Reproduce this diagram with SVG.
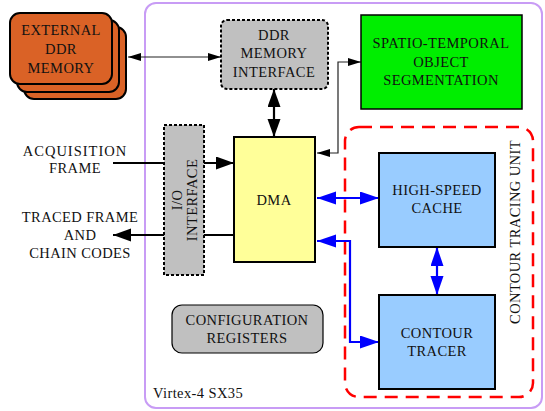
<svg xmlns="http://www.w3.org/2000/svg" width="545" height="411" viewBox="0 0 545 411">
<style>
text{font-family:"Liberation Serif","Times New Roman",serif;font-size:14.5px;letter-spacing:0.4px;fill:#111;text-anchor:middle}
.box{stroke:#000;stroke-width:2}
.dash{stroke:#000;stroke-width:2;stroke-dasharray:3,2}
.thin{fill:none;stroke:#222;stroke-width:1.2}
.thick{fill:none;stroke:#000;stroke-width:2.2}
.blue{fill:none;stroke:#0000ff;stroke-width:2.2}
</style>
<defs>
<marker id="aThin" markerUnits="userSpaceOnUse" markerWidth="14" markerHeight="10" refX="13" refY="4" orient="auto-start-reverse"><path d="M0,0 L13,4 L0,8 z" fill="#000"/></marker>
<marker id="aBig" markerUnits="userSpaceOnUse" markerWidth="20" markerHeight="14" refX="18" refY="6.5" orient="auto-start-reverse"><path d="M0,0 L18,6.5 L0,13 z" fill="#000"/></marker>
<marker id="aBlue" markerUnits="userSpaceOnUse" markerWidth="20" markerHeight="14" refX="19" refY="6.5" orient="auto-start-reverse"><path d="M0,0 L19,6.5 L0,13 z" fill="#0000ff"/></marker>
</defs>
<rect x="145" y="3" width="397" height="405" rx="11" fill="#fff" stroke="#c89cf5" stroke-width="2"/>
<text x="153" y="398" style="text-anchor:start">Virtex-4 SX35</text>
<g id="contour-tracing-unit">
<rect x="345" y="127" width="188" height="270" rx="14" fill="none" stroke="#ff0000" stroke-width="2.5" stroke-dasharray="13,8"/>
<text transform="translate(520,232) rotate(-90)">CONTOUR TRACING UNIT</text>
</g>
<g id="connectors">
<line class="thin" x1="221" y1="57" x2="128" y2="57" marker-start="url(#aThin)" marker-end="url(#aThin)"/>
<line class="thick" x1="274" y1="89" x2="274" y2="137" marker-start="url(#aBig)" marker-end="url(#aBig)"/>
<polyline class="thin" points="317,153 338,153 338,62 361,62" marker-start="url(#aThin)" marker-end="url(#aThin)"/>
<line class="thick" x1="113" y1="163" x2="234" y2="163" marker-end="url(#aBig)"/>
<line class="thick" x1="234" y1="235" x2="113" y2="235" marker-end="url(#aBig)"/>
<line class="blue" x1="317" y1="198" x2="379" y2="198" marker-start="url(#aBlue)" marker-end="url(#aBlue)"/>
<line class="blue" x1="437" y1="247" x2="437" y2="295" marker-start="url(#aBlue)" marker-end="url(#aBlue)"/>
<polyline class="blue" points="317,241 350,241 350,342 379,342" marker-start="url(#aBlue)" marker-end="url(#aBlue)"/>
</g>
<g id="external-ddr-memory">
<rect x="24" y="27" width="102" height="72" rx="10" fill="#da6226" class="box"/>
<rect x="17" y="20" width="102" height="72" rx="10" fill="#da6226" class="box"/>
<rect x="10" y="13" width="102" height="71" rx="10" fill="#da6226" class="box"/>
<text x="61" y="35">EXTERNAL</text>
<text x="61" y="54">DDR</text>
<text x="61" y="73">MEMORY</text>
</g>
<g id="ddr-memory-interface">
<rect x="221" y="20" width="107" height="69" rx="6" fill="#c0c0c0" class="dash"/>
<text x="274" y="40">DDR</text>
<text x="274" y="58">MEMORY</text>
<text x="274" y="77">INTERFACE</text>
</g>
<g id="spatio-temporal">
<rect x="361" y="15" width="161" height="94" fill="#00ee00" stroke="#000" stroke-width="1.5"/>
<text x="441" y="48">SPATIO-TEMPORAL</text>
<text x="441" y="67">OBJECT</text>
<text x="441" y="85">SEGMENTATION</text>
</g>
<g id="io-interface">
<rect x="164" y="125" width="40" height="150" fill="#c0c0c0" class="dash"/>
<text transform="translate(182,200) rotate(-90)">I/O</text>
<text transform="translate(197,200) rotate(-90)">INTERFACE</text>
</g>
<g id="acquisition-frame">
<text x="75" y="156" style="letter-spacing:1px">ACQUISITION</text>
<text x="75" y="173">FRAME</text>
</g>
<g id="traced-frame">
<text x="80" y="222">TRACED FRAME</text>
<text x="80" y="240">AND</text>
<text x="80" y="258">CHAIN CODES</text>
</g>
<g id="dma">
<rect x="234" y="137" width="81" height="125" fill="#ffff99" class="box"/>
<text x="274" y="205">DMA</text>
</g>
<g id="high-speed-cache">
<rect x="379" y="153" width="116" height="94" fill="#99ccff" class="box"/>
<text x="437" y="195">HIGH-SPEED</text>
<text x="437" y="213">CACHE</text>
</g>
<g id="contour-tracer">
<rect x="379" y="295" width="116" height="94" fill="#99ccff" class="box"/>
<text x="437" y="338">CONTOUR</text>
<text x="437" y="356">TRACER</text>
</g>
<g id="configuration-registers">
<rect x="172" y="305" width="151" height="48" rx="10" fill="#c0c0c0" stroke="#000" stroke-width="1.2"/>
<text x="247" y="325">CONFIGURATION</text>
<text x="247" y="343">REGISTERS</text>
</g>
</svg>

• **TASK INSTRUCTIONS**: All the material shown above is to be copied exactly, with no pictures carried over.

• **RESULT OF THIS TASK**:
Reproduce this diagram with SVG.
<svg xmlns="http://www.w3.org/2000/svg" width="545" height="411" viewBox="0 0 545 411">
<style>
text{font-family:"Liberation Serif","Times New Roman",serif;font-size:14.5px;letter-spacing:0.4px;fill:#111;text-anchor:middle}
.box{stroke:#000;stroke-width:2}
.dash{stroke:#000;stroke-width:2;stroke-dasharray:3,2}
.thin{fill:none;stroke:#222;stroke-width:1.2}
.thick{fill:none;stroke:#000;stroke-width:2.2}
.blue{fill:none;stroke:#0000ff;stroke-width:2.2}
</style>
<defs>
<marker id="aThin" markerUnits="userSpaceOnUse" markerWidth="14" markerHeight="10" refX="13" refY="4" orient="auto-start-reverse"><path d="M0,0 L13,4 L0,8 z" fill="#000"/></marker>
<marker id="aBig" markerUnits="userSpaceOnUse" markerWidth="20" markerHeight="14" refX="18" refY="6.5" orient="auto-start-reverse"><path d="M0,0 L18,6.5 L0,13 z" fill="#000"/></marker>
<marker id="aBlue" markerUnits="userSpaceOnUse" markerWidth="20" markerHeight="14" refX="19" refY="6.5" orient="auto-start-reverse"><path d="M0,0 L19,6.5 L0,13 z" fill="#0000ff"/></marker>
</defs>
<rect x="145" y="3" width="397" height="405" rx="11" fill="#fff" stroke="#c89cf5" stroke-width="2"/>
<text x="153" y="398" style="text-anchor:start">Virtex-4 SX35</text>
<g id="contour-tracing-unit">
<rect x="345" y="127" width="188" height="270" rx="14" fill="none" stroke="#ff0000" stroke-width="2.5" stroke-dasharray="13,8"/>
<text transform="translate(520,232) rotate(-90)">CONTOUR TRACING UNIT</text>
</g>
<g id="connectors">
<line class="thin" x1="221" y1="57" x2="128" y2="57" marker-start="url(#aThin)" marker-end="url(#aThin)"/>
<line class="thick" x1="274" y1="89" x2="274" y2="137" marker-start="url(#aBig)" marker-end="url(#aBig)"/>
<polyline class="thin" points="317,153 338,153 338,62 361,62" marker-start="url(#aThin)" marker-end="url(#aThin)"/>
<line class="thick" x1="113" y1="163" x2="234" y2="163" marker-end="url(#aBig)"/>
<line class="thick" x1="234" y1="235" x2="113" y2="235" marker-end="url(#aBig)"/>
<line class="blue" x1="317" y1="198" x2="379" y2="198" marker-start="url(#aBlue)" marker-end="url(#aBlue)"/>
<line class="blue" x1="437" y1="247" x2="437" y2="295" marker-start="url(#aBlue)" marker-end="url(#aBlue)"/>
<polyline class="blue" points="317,241 350,241 350,342 379,342" marker-start="url(#aBlue)" marker-end="url(#aBlue)"/>
</g>
<g id="external-ddr-memory">
<rect x="24" y="27" width="102" height="72" rx="10" fill="#da6226" class="box"/>
<rect x="17" y="20" width="102" height="72" rx="10" fill="#da6226" class="box"/>
<rect x="10" y="13" width="102" height="71" rx="10" fill="#da6226" class="box"/>
<text x="61" y="35">EXTERNAL</text>
<text x="61" y="54">DDR</text>
<text x="61" y="73">MEMORY</text>
</g>
<g id="ddr-memory-interface">
<rect x="221" y="20" width="107" height="69" rx="6" fill="#c0c0c0" class="dash"/>
<text x="274" y="40">DDR</text>
<text x="274" y="58">MEMORY</text>
<text x="274" y="77">INTERFACE</text>
</g>
<g id="spatio-temporal">
<rect x="361" y="15" width="161" height="94" fill="#00ee00" stroke="#000" stroke-width="1.5"/>
<text x="441" y="48">SPATIO-TEMPORAL</text>
<text x="441" y="67">OBJECT</text>
<text x="441" y="85">SEGMENTATION</text>
</g>
<g id="io-interface">
<rect x="164" y="125" width="40" height="150" fill="#c0c0c0" class="dash"/>
<text transform="translate(182,200) rotate(-90)">I/O</text>
<text transform="translate(197,200) rotate(-90)">INTERFACE</text>
</g>
<g id="acquisition-frame">
<text x="75" y="156" style="letter-spacing:1px">ACQUISITION</text>
<text x="75" y="173">FRAME</text>
</g>
<g id="traced-frame">
<text x="80" y="222">TRACED FRAME</text>
<text x="80" y="240">AND</text>
<text x="80" y="258">CHAIN CODES</text>
</g>
<g id="dma">
<rect x="234" y="137" width="81" height="125" fill="#ffff99" class="box"/>
<text x="274" y="205">DMA</text>
</g>
<g id="high-speed-cache">
<rect x="379" y="153" width="116" height="94" fill="#99ccff" class="box"/>
<text x="437" y="195">HIGH-SPEED</text>
<text x="437" y="213">CACHE</text>
</g>
<g id="contour-tracer">
<rect x="379" y="295" width="116" height="94" fill="#99ccff" class="box"/>
<text x="437" y="338">CONTOUR</text>
<text x="437" y="356">TRACER</text>
</g>
<g id="configuration-registers">
<rect x="172" y="305" width="151" height="48" rx="10" fill="#c0c0c0" stroke="#000" stroke-width="1.2"/>
<text x="247" y="325">CONFIGURATION</text>
<text x="247" y="343">REGISTERS</text>
</g>
</svg>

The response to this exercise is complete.